:: Short task ::
Every line below should be copied exactly; drop the pictures.

:: Source material ::
--------------------
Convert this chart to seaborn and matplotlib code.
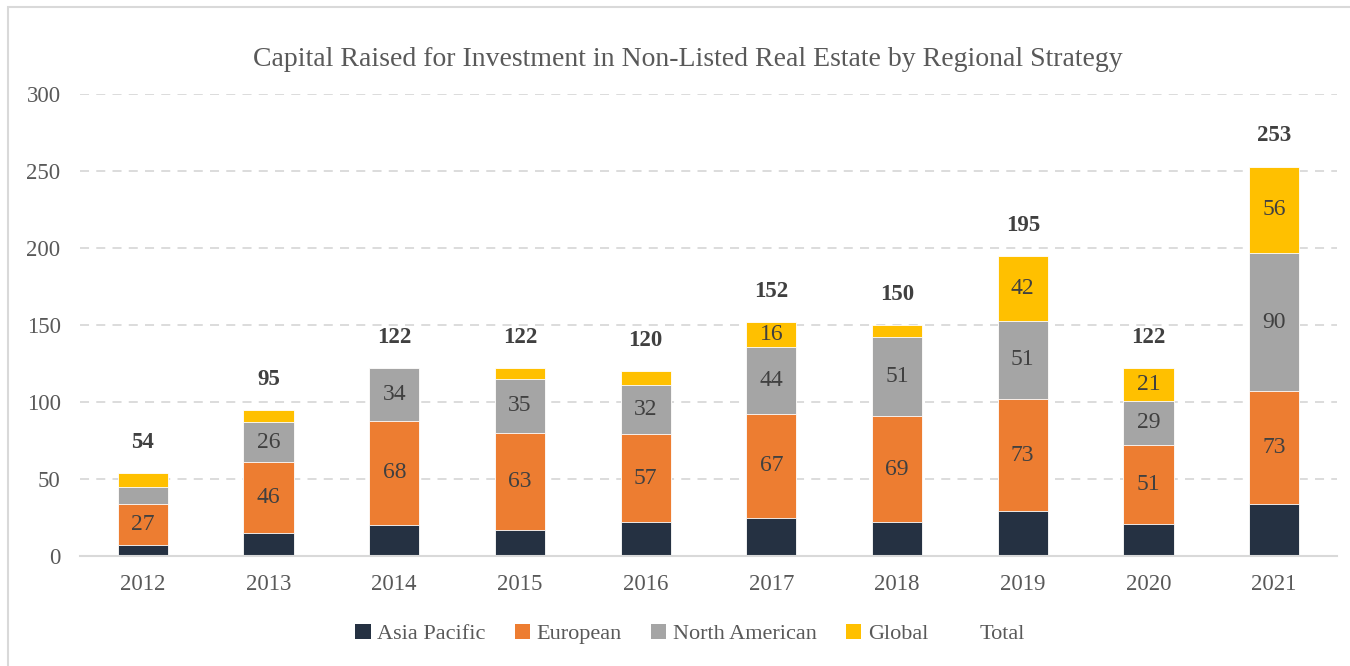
import numpy as np
import pandas as pd
import seaborn as sns
import matplotlib.pyplot as plt
from matplotlib.patches import Patch, Rectangle

years = ['2012', '2013', '2014', '2015', '2016', '2017', '2018', '2019', '2020', '2021']
asia_pacific = [7, 15, 20, 17, 22, 25, 22, 29, 21, 34]
european = [27, 46, 68, 63, 57, 67, 69, 73, 51, 73]
north_american = [11, 26, 34, 35, 32, 44, 51, 51, 29, 90]
global_ = [9, 8, 0, 7, 9, 16, 8, 42, 21, 56]
totals = [54, 95, 122, 122, 120, 152, 150, 195, 122, 253]

series_names = ['Asia Pacific', 'European', 'North American', 'Global']
series_colors = ['#253142', '#ED7D31', '#A5A5A5', '#FFC000']

sns.set_style("white")
plt.rcParams['font.family'] = ['Liberation Serif', 'DejaVu Serif']
text_col = '#595959'

df = pd.DataFrame({'Year': years, 'Asia Pacific': asia_pacific, 'European': european,
                   'North American': north_american, 'Global': global_})
cum = df[series_names].cumsum(axis=1)

fig = plt.figure(figsize=(13.5, 6.66), dpi=100)
ax = fig.add_axes([80 / 1350, 1 - 556 / 666, (1337 - 80) / 1350, (556 - 94.3) / 666])

# stacked bars: draw cumulative heights from top series down
for name, color in reversed(list(zip(series_names, series_colors))):
    sns.barplot(x=df['Year'], y=cum[name], color=color, width=0.4, ax=ax,
                edgecolor='white', linewidth=0.6, saturation=1, zorder=3)

# segment labels
for i in range(len(years)):
    for j, name in enumerate(series_names):
        val = df[name][i]
        if j == 0 or val < 12:
            continue
        mid = cum[name][i] - val / 2
        ax.text(i, mid, str(val), ha='center', va='center', fontsize=17,
                color='#404040', zorder=5)
    ax.text(i, totals[i] + 20, str(totals[i]), ha='center', va='center',
            fontsize=16.5, fontweight='bold', color='#404040', zorder=5)

ax.set_ylim(0, 300)
ax.set_xlim(-0.5, len(years) - 0.5)
ax.set_yticks([0, 50, 100, 150, 200, 250, 300])
ax.yaxis.grid(True, color='#D9D9D9', linestyle=(0, (5, 4)), linewidth=1.3, zorder=0)
ax.set_axisbelow(True)
for s in ['top', 'right', 'left']:
    ax.spines[s].set_visible(False)
ax.spines['bottom'].set_color('#D9D9D9')
ax.spines['bottom'].set_linewidth(1.5)
ax.spines['bottom'].set_zorder(4)
ax.tick_params(axis='both', length=0, labelsize=16.5, labelcolor=text_col)
ax.tick_params(axis='x', pad=13)
ax.tick_params(axis='y', pad=14)
ax.set_xlabel('')
ax.set_ylabel('')

fig.text(688 / 1350, 1 - 59 / 666,
         'Capital Raised for Investment in Non-Listed Real Estate by Regional Strategy',
         ha='center', va='center', fontsize=20, color=text_col)

handles = [Patch(facecolor=c, edgecolor='none') for c in series_colors]
handles.append(Patch(facecolor='none', edgecolor='none'))
fig.legend(handles, series_names + ['Total'], loc='center', ncol=5,
           bbox_to_anchor=(690 / 1350, 1 - 634 / 666), frameon=False,
           fontsize=16, labelcolor=text_col, handlelength=0.7, handleheight=0.7,
           handletextpad=0.3, columnspacing=1.3)

fig.patches.append(Rectangle((8 / 1350, -0.1), 1.2, 1.1 - 7 / 666, transform=fig.transFigure,
                             fill=False, edgecolor='#D9D9D9', linewidth=1.5))

fig.savefig('out.png', dpi=100)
--------------------
:: Answer for the task ::
Convert this chart to seaborn and matplotlib code.
import numpy as np
import pandas as pd
import seaborn as sns
import matplotlib.pyplot as plt
from matplotlib.patches import Patch, Rectangle

years = ['2012', '2013', '2014', '2015', '2016', '2017', '2018', '2019', '2020', '2021']
asia_pacific = [7, 15, 20, 17, 22, 25, 22, 29, 21, 34]
european = [27, 46, 68, 63, 57, 67, 69, 73, 51, 73]
north_american = [11, 26, 34, 35, 32, 44, 51, 51, 29, 90]
global_ = [9, 8, 0, 7, 9, 16, 8, 42, 21, 56]
totals = [54, 95, 122, 122, 120, 152, 150, 195, 122, 253]

series_names = ['Asia Pacific', 'European', 'North American', 'Global']
series_colors = ['#253142', '#ED7D31', '#A5A5A5', '#FFC000']

sns.set_style("white")
plt.rcParams['font.family'] = ['Liberation Serif', 'DejaVu Serif']
text_col = '#595959'

df = pd.DataFrame({'Year': years, 'Asia Pacific': asia_pacific, 'European': european,
                   'North American': north_american, 'Global': global_})
cum = df[series_names].cumsum(axis=1)

fig = plt.figure(figsize=(13.5, 6.66), dpi=100)
ax = fig.add_axes([80 / 1350, 1 - 556 / 666, (1337 - 80) / 1350, (556 - 94.3) / 666])

# stacked bars: draw cumulative heights from top series down
for name, color in reversed(list(zip(series_names, series_colors))):
    sns.barplot(x=df['Year'], y=cum[name], color=color, width=0.4, ax=ax,
                edgecolor='white', linewidth=0.6, saturation=1, zorder=3)

# segment labels
for i in range(len(years)):
    for j, name in enumerate(series_names):
        val = df[name][i]
        if j == 0 or val < 12:
            continue
        mid = cum[name][i] - val / 2
        ax.text(i, mid, str(val), ha='center', va='center', fontsize=17,
                color='#404040', zorder=5)
    ax.text(i, totals[i] + 20, str(totals[i]), ha='center', va='center',
            fontsize=16.5, fontweight='bold', color='#404040', zorder=5)

ax.set_ylim(0, 300)
ax.set_xlim(-0.5, len(years) - 0.5)
ax.set_yticks([0, 50, 100, 150, 200, 250, 300])
ax.yaxis.grid(True, color='#D9D9D9', linestyle=(0, (5, 4)), linewidth=1.3, zorder=0)
ax.set_axisbelow(True)
for s in ['top', 'right', 'left']:
    ax.spines[s].set_visible(False)
ax.spines['bottom'].set_color('#D9D9D9')
ax.spines['bottom'].set_linewidth(1.5)
ax.spines['bottom'].set_zorder(4)
ax.tick_params(axis='both', length=0, labelsize=16.5, labelcolor=text_col)
ax.tick_params(axis='x', pad=13)
ax.tick_params(axis='y', pad=14)
ax.set_xlabel('')
ax.set_ylabel('')

fig.text(688 / 1350, 1 - 59 / 666,
         'Capital Raised for Investment in Non-Listed Real Estate by Regional Strategy',
         ha='center', va='center', fontsize=20, color=text_col)

handles = [Patch(facecolor=c, edgecolor='none') for c in series_colors]
handles.append(Patch(facecolor='none', edgecolor='none'))
fig.legend(handles, series_names + ['Total'], loc='center', ncol=5,
           bbox_to_anchor=(690 / 1350, 1 - 634 / 666), frameon=False,
           fontsize=16, labelcolor=text_col, handlelength=0.7, handleheight=0.7,
           handletextpad=0.3, columnspacing=1.3)

fig.patches.append(Rectangle((8 / 1350, -0.1), 1.2, 1.1 - 7 / 666, transform=fig.transFigure,
                             fill=False, edgecolor='#D9D9D9', linewidth=1.5))

fig.savefig('out.png', dpi=100)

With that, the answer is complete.